Task details:
Drop every picture, then transcribe the remaining data exactly.

Rows from a dataset of charts and code

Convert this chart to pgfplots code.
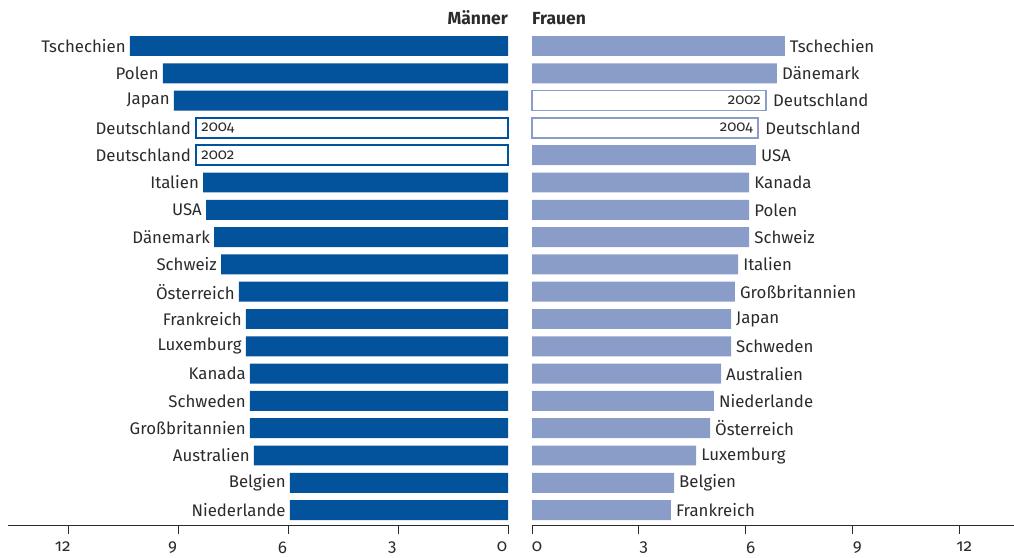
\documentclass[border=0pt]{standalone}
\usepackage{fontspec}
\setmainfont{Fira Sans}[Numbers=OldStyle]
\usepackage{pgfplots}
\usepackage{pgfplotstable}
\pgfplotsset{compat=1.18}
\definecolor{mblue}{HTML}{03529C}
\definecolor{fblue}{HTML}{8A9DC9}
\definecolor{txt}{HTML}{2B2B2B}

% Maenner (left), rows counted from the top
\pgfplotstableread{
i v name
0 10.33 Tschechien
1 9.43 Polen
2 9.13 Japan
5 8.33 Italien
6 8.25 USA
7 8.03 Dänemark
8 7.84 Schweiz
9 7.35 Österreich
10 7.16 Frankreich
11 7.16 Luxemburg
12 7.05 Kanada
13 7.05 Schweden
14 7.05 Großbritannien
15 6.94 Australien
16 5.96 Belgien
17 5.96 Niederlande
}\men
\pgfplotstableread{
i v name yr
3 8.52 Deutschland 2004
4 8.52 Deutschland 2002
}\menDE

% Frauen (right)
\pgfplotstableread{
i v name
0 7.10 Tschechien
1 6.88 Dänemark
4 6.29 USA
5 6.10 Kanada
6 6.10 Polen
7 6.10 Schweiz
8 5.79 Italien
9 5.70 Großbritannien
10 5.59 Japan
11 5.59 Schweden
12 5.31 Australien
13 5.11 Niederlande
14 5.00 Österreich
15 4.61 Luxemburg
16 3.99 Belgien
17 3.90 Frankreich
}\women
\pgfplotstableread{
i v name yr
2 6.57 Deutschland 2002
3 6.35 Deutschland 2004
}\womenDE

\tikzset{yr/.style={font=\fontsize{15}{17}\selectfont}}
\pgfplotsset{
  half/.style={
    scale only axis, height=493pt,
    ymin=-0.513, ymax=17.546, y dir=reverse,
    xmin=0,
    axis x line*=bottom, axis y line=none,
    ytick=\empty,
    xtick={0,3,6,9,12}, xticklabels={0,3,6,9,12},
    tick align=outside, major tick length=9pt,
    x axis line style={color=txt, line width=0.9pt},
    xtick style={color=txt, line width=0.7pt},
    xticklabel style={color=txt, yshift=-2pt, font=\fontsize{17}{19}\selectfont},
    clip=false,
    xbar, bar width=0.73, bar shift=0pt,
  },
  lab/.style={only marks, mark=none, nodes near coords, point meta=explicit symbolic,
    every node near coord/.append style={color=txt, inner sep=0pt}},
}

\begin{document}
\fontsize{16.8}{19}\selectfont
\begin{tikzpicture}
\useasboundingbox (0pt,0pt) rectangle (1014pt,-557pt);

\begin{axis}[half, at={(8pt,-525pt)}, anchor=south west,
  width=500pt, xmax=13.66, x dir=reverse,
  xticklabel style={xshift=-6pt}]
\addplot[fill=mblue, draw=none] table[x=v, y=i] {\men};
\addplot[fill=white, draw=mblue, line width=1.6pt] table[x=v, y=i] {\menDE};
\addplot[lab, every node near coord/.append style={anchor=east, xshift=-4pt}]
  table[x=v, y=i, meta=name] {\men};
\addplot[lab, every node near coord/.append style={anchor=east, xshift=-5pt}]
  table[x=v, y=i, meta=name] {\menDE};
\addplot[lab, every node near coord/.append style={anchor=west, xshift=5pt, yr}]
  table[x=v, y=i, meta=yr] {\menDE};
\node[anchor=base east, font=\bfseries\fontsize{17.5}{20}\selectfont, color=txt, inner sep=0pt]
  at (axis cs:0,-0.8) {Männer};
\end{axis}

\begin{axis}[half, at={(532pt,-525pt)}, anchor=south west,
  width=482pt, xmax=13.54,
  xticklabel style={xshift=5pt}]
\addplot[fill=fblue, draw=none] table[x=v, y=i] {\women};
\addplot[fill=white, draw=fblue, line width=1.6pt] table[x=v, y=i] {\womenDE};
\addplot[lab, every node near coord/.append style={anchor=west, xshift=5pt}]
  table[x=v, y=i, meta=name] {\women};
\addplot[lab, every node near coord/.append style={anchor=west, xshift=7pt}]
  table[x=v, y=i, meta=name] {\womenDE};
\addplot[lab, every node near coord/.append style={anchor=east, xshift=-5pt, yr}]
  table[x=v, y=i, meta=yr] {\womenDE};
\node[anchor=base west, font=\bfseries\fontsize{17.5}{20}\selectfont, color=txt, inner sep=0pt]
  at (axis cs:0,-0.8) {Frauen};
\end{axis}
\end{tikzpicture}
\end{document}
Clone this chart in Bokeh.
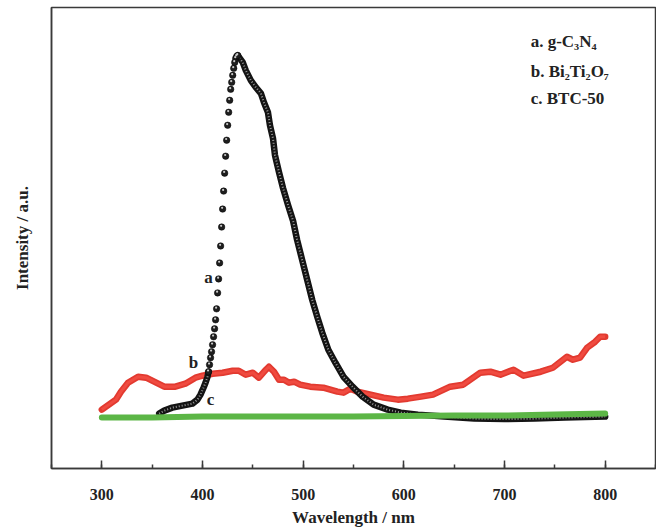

Answer to the task:
Convert this chart to pgfplots code.
\documentclass[border=0pt]{standalone}
\usepackage{fontspec}
\setmainfont{Fira Sans}[Numbers=OldStyle]
\usepackage{pgfplots}
\usepackage{pgfplotstable}
\pgfplotsset{compat=1.18}
\definecolor{mblue}{HTML}{03529C}
\definecolor{fblue}{HTML}{8A9DC9}
\definecolor{txt}{HTML}{2B2B2B}

% Maenner (left), rows counted from the top
\pgfplotstableread{
i v name
0 10.33 Tschechien
1 9.43 Polen
2 9.13 Japan
5 8.33 Italien
6 8.25 USA
7 8.03 Dänemark
8 7.84 Schweiz
9 7.35 Österreich
10 7.16 Frankreich
11 7.16 Luxemburg
12 7.05 Kanada
13 7.05 Schweden
14 7.05 Großbritannien
15 6.94 Australien
16 5.96 Belgien
17 5.96 Niederlande
}\men
\pgfplotstableread{
i v name yr
3 8.52 Deutschland 2004
4 8.52 Deutschland 2002
}\menDE

% Frauen (right)
\pgfplotstableread{
i v name
0 7.10 Tschechien
1 6.88 Dänemark
4 6.29 USA
5 6.10 Kanada
6 6.10 Polen
7 6.10 Schweiz
8 5.79 Italien
9 5.70 Großbritannien
10 5.59 Japan
11 5.59 Schweden
12 5.31 Australien
13 5.11 Niederlande
14 5.00 Österreich
15 4.61 Luxemburg
16 3.99 Belgien
17 3.90 Frankreich
}\women
\pgfplotstableread{
i v name yr
2 6.57 Deutschland 2002
3 6.35 Deutschland 2004
}\womenDE

\tikzset{yr/.style={font=\fontsize{15}{17}\selectfont}}
\pgfplotsset{
  half/.style={
    scale only axis, height=493pt,
    ymin=-0.513, ymax=17.546, y dir=reverse,
    xmin=0,
    axis x line*=bottom, axis y line=none,
    ytick=\empty,
    xtick={0,3,6,9,12}, xticklabels={0,3,6,9,12},
    tick align=outside, major tick length=9pt,
    x axis line style={color=txt, line width=0.9pt},
    xtick style={color=txt, line width=0.7pt},
    xticklabel style={color=txt, yshift=-2pt, font=\fontsize{17}{19}\selectfont},
    clip=false,
    xbar, bar width=0.73, bar shift=0pt,
  },
  lab/.style={only marks, mark=none, nodes near coords, point meta=explicit symbolic,
    every node near coord/.append style={color=txt, inner sep=0pt}},
}

\begin{document}
\fontsize{16.8}{19}\selectfont
\begin{tikzpicture}
\useasboundingbox (0pt,0pt) rectangle (1014pt,-557pt);

\begin{axis}[half, at={(8pt,-525pt)}, anchor=south west,
  width=500pt, xmax=13.66, x dir=reverse,
  xticklabel style={xshift=-6pt}]
\addplot[fill=mblue, draw=none] table[x=v, y=i] {\men};
\addplot[fill=white, draw=mblue, line width=1.6pt] table[x=v, y=i] {\menDE};
\addplot[lab, every node near coord/.append style={anchor=east, xshift=-4pt}]
  table[x=v, y=i, meta=name] {\men};
\addplot[lab, every node near coord/.append style={anchor=east, xshift=-5pt}]
  table[x=v, y=i, meta=name] {\menDE};
\addplot[lab, every node near coord/.append style={anchor=west, xshift=5pt, yr}]
  table[x=v, y=i, meta=yr] {\menDE};
\node[anchor=base east, font=\bfseries\fontsize{17.5}{20}\selectfont, color=txt, inner sep=0pt]
  at (axis cs:0,-0.8) {Männer};
\end{axis}

\begin{axis}[half, at={(532pt,-525pt)}, anchor=south west,
  width=482pt, xmax=13.54,
  xticklabel style={xshift=5pt}]
\addplot[fill=fblue, draw=none] table[x=v, y=i] {\women};
\addplot[fill=white, draw=fblue, line width=1.6pt] table[x=v, y=i] {\womenDE};
\addplot[lab, every node near coord/.append style={anchor=west, xshift=5pt}]
  table[x=v, y=i, meta=name] {\women};
\addplot[lab, every node near coord/.append style={anchor=west, xshift=7pt}]
  table[x=v, y=i, meta=name] {\womenDE};
\addplot[lab, every node near coord/.append style={anchor=east, xshift=-5pt, yr}]
  table[x=v, y=i, meta=yr] {\womenDE};
\node[anchor=base west, font=\bfseries\fontsize{17.5}{20}\selectfont, color=txt, inner sep=0pt]
  at (axis cs:0,-0.8) {Frauen};
\end{axis}
\end{tikzpicture}
\end{document}
Clone this chart in Bokeh.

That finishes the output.